Instruction — Emit the data below verbatim, stripping out any pictures.

Material provided —
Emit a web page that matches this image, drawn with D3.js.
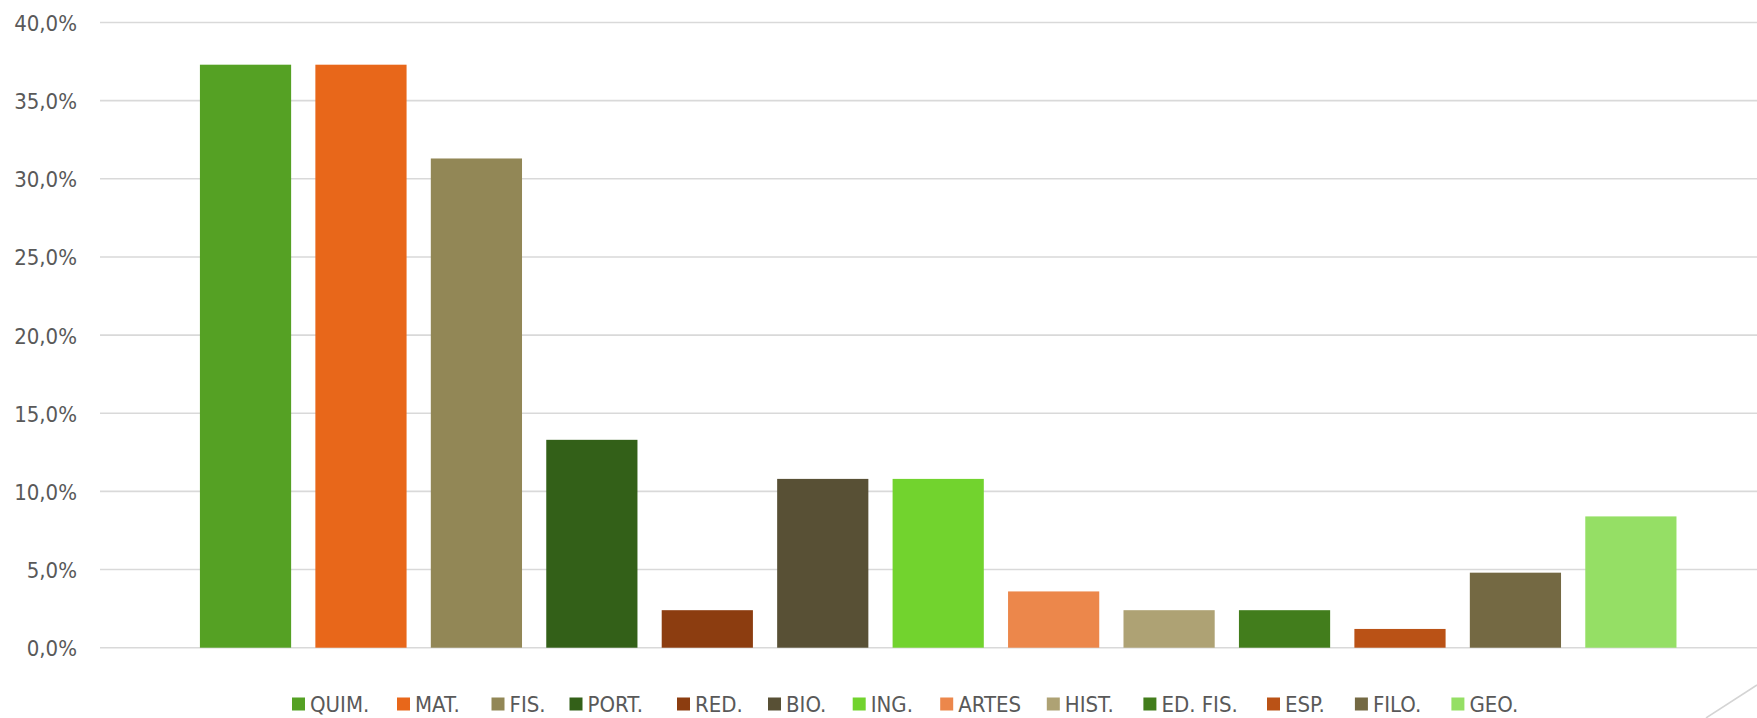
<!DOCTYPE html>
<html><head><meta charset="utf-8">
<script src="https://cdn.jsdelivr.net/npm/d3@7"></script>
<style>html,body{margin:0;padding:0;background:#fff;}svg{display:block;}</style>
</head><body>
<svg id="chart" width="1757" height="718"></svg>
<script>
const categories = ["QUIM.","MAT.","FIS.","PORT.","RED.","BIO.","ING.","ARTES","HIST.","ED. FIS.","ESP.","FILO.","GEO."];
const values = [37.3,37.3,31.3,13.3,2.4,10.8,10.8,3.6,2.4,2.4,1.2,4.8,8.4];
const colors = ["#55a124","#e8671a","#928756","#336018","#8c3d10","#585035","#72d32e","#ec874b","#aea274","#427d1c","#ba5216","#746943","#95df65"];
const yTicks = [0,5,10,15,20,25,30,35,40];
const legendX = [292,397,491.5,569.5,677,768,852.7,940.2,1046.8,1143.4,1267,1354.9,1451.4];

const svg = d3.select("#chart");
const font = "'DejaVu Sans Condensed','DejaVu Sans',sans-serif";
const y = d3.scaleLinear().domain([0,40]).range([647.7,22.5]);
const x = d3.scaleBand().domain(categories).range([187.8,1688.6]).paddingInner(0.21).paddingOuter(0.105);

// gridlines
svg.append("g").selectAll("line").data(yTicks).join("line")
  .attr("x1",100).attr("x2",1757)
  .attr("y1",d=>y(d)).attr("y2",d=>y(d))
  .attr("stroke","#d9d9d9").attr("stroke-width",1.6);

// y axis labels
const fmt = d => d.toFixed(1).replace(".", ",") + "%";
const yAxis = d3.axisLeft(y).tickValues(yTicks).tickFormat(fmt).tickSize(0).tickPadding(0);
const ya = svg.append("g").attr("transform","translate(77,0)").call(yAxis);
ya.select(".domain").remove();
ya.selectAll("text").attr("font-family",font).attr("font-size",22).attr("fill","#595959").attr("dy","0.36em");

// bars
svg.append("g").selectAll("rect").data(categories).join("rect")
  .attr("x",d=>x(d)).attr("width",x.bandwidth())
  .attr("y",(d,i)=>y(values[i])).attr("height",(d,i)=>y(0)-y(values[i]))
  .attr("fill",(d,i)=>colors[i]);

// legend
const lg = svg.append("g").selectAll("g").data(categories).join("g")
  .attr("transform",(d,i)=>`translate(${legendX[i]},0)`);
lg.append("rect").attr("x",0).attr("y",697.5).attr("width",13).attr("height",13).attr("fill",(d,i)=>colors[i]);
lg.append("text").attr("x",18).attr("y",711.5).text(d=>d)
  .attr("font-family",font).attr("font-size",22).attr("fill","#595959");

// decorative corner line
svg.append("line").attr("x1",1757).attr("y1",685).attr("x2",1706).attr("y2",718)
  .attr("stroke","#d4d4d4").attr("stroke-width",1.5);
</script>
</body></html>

Output —
Emit a web page that matches this image, drawn with D3.js.
<!DOCTYPE html>
<html><head><meta charset="utf-8">
<script src="https://cdn.jsdelivr.net/npm/d3@7"></script>
<style>html,body{margin:0;padding:0;background:#fff;}svg{display:block;}</style>
</head><body>
<svg id="chart" width="1757" height="718"></svg>
<script>
const categories = ["QUIM.","MAT.","FIS.","PORT.","RED.","BIO.","ING.","ARTES","HIST.","ED. FIS.","ESP.","FILO.","GEO."];
const values = [37.3,37.3,31.3,13.3,2.4,10.8,10.8,3.6,2.4,2.4,1.2,4.8,8.4];
const colors = ["#55a124","#e8671a","#928756","#336018","#8c3d10","#585035","#72d32e","#ec874b","#aea274","#427d1c","#ba5216","#746943","#95df65"];
const yTicks = [0,5,10,15,20,25,30,35,40];
const legendX = [292,397,491.5,569.5,677,768,852.7,940.2,1046.8,1143.4,1267,1354.9,1451.4];

const svg = d3.select("#chart");
const font = "'DejaVu Sans Condensed','DejaVu Sans',sans-serif";
const y = d3.scaleLinear().domain([0,40]).range([647.7,22.5]);
const x = d3.scaleBand().domain(categories).range([187.8,1688.6]).paddingInner(0.21).paddingOuter(0.105);

// gridlines
svg.append("g").selectAll("line").data(yTicks).join("line")
  .attr("x1",100).attr("x2",1757)
  .attr("y1",d=>y(d)).attr("y2",d=>y(d))
  .attr("stroke","#d9d9d9").attr("stroke-width",1.6);

// y axis labels
const fmt = d => d.toFixed(1).replace(".", ",") + "%";
const yAxis = d3.axisLeft(y).tickValues(yTicks).tickFormat(fmt).tickSize(0).tickPadding(0);
const ya = svg.append("g").attr("transform","translate(77,0)").call(yAxis);
ya.select(".domain").remove();
ya.selectAll("text").attr("font-family",font).attr("font-size",22).attr("fill","#595959").attr("dy","0.36em");

// bars
svg.append("g").selectAll("rect").data(categories).join("rect")
  .attr("x",d=>x(d)).attr("width",x.bandwidth())
  .attr("y",(d,i)=>y(values[i])).attr("height",(d,i)=>y(0)-y(values[i]))
  .attr("fill",(d,i)=>colors[i]);

// legend
const lg = svg.append("g").selectAll("g").data(categories).join("g")
  .attr("transform",(d,i)=>`translate(${legendX[i]},0)`);
lg.append("rect").attr("x",0).attr("y",697.5).attr("width",13).attr("height",13).attr("fill",(d,i)=>colors[i]);
lg.append("text").attr("x",18).attr("y",711.5).text(d=>d)
  .attr("font-family",font).attr("font-size",22).attr("fill","#595959");

// decorative corner line
svg.append("line").attr("x1",1757).attr("y1",685).attr("x2",1706).attr("y2",718)
  .attr("stroke","#d4d4d4").attr("stroke-width",1.5);
</script>
</body></html>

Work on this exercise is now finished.